Comprehensive Bilateral Dialogue: Risks and Opportunities for Pakistan and India



Pakistan and India agreed on a Comprehensive Bilateral Dialogue (CBD) in November 2015, as a follow-up of the Composite Bilateral Dialogue which was initiated in 2004. It initially capped a series of positive developments. An unprecedented responsiveness and long-awaited pragmatism was shown to break the impasse after the terrorists’ attack on Pathankot Air Base in January 2016. Pakistan went out actively after the perpetrators and India also avoided direct finger pointing. However, a meeting of the Foreign Secretaries of the two countries on the sidelines of the secretary level Heart of Asia Conference held in Delhi on April 26, 2016, was not an auspicious follow up of the erstwhile reconciliation process.
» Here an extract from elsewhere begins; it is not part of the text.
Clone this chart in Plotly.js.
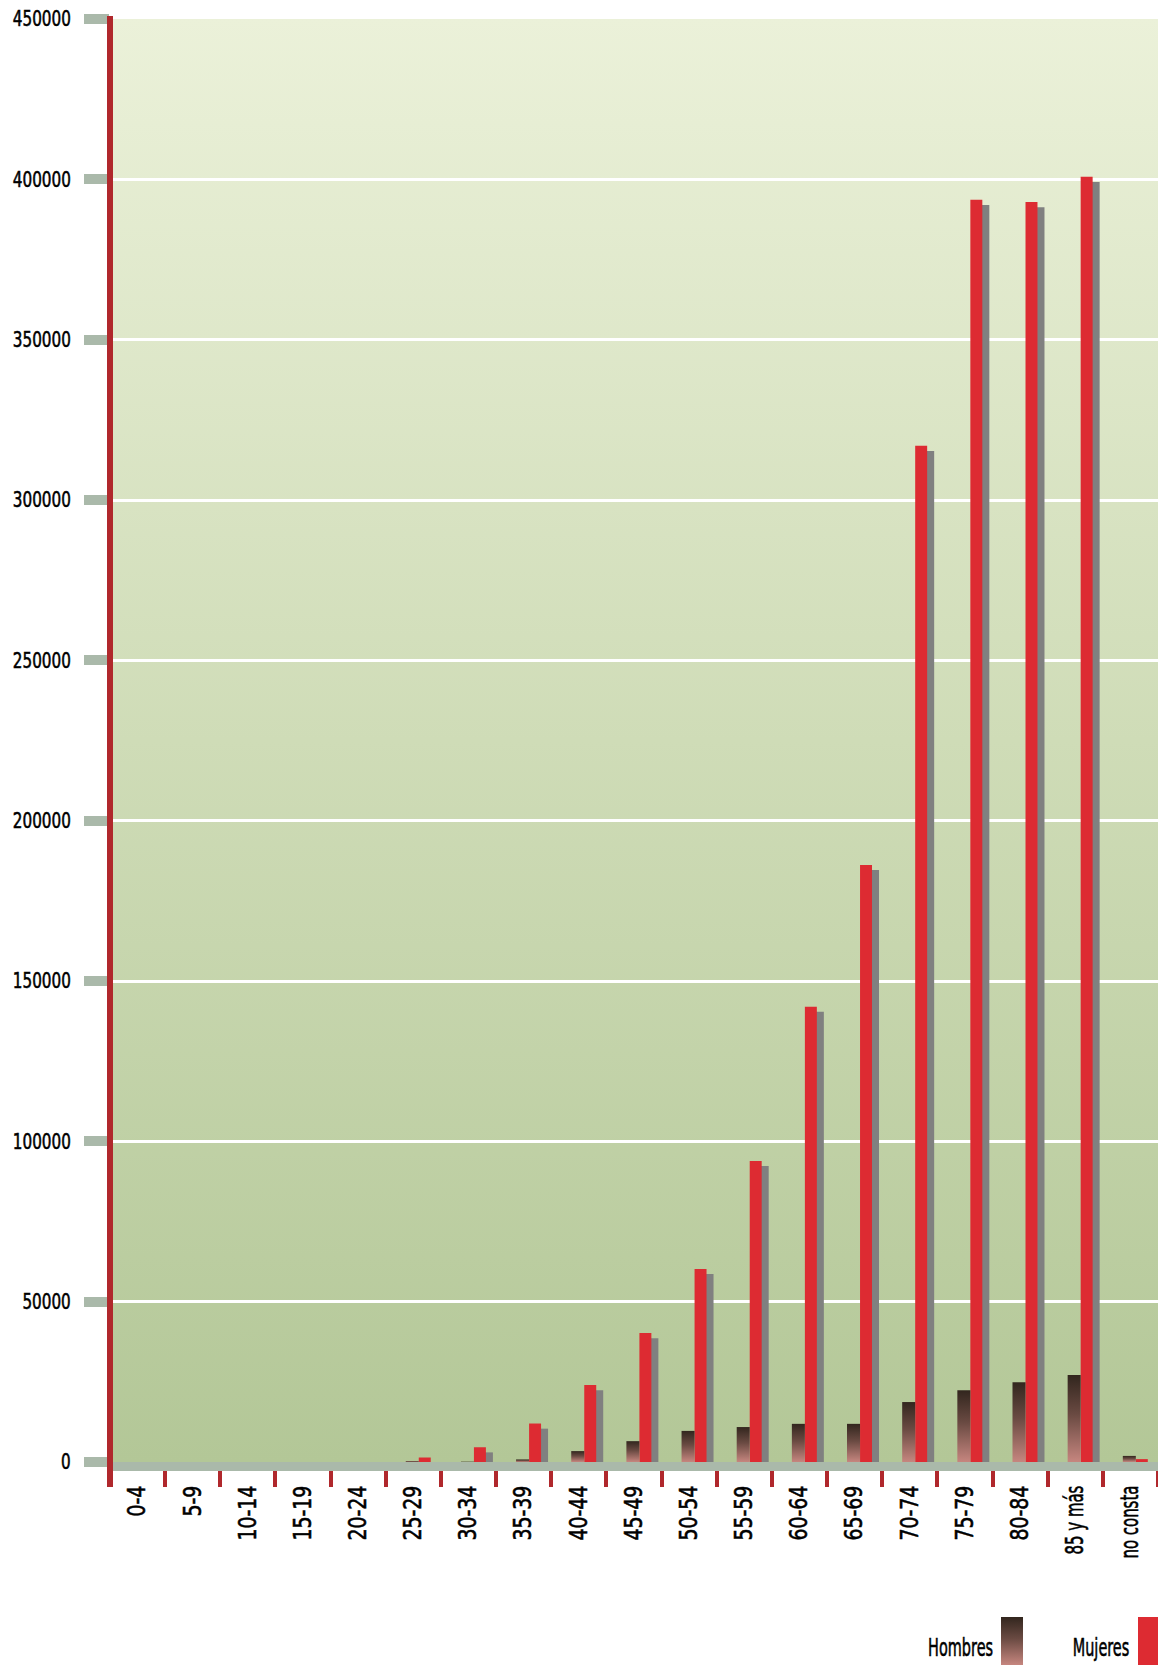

The sequence of events are once again keeping the relationship swinging towards the old pattern of diplomatic delays, raising issues of concern about the progress of the Confidence-Building Measures (CBMs). The risks involved in continuing hostilities are treacherous. On the contrary, the given opportunities can help bring them closer to CBMs needed for geo-strategically and geo-economically rich South Asia. This study explores the role and/or interests of the international and regional states as well. Their subsequent role as the main stakeholders and enablers has, nonetheless, reinforced Pakistan’s stance on the significance of mediation/arbitration on the outstanding issues between the two states since the partition of the sub-continent in 1947.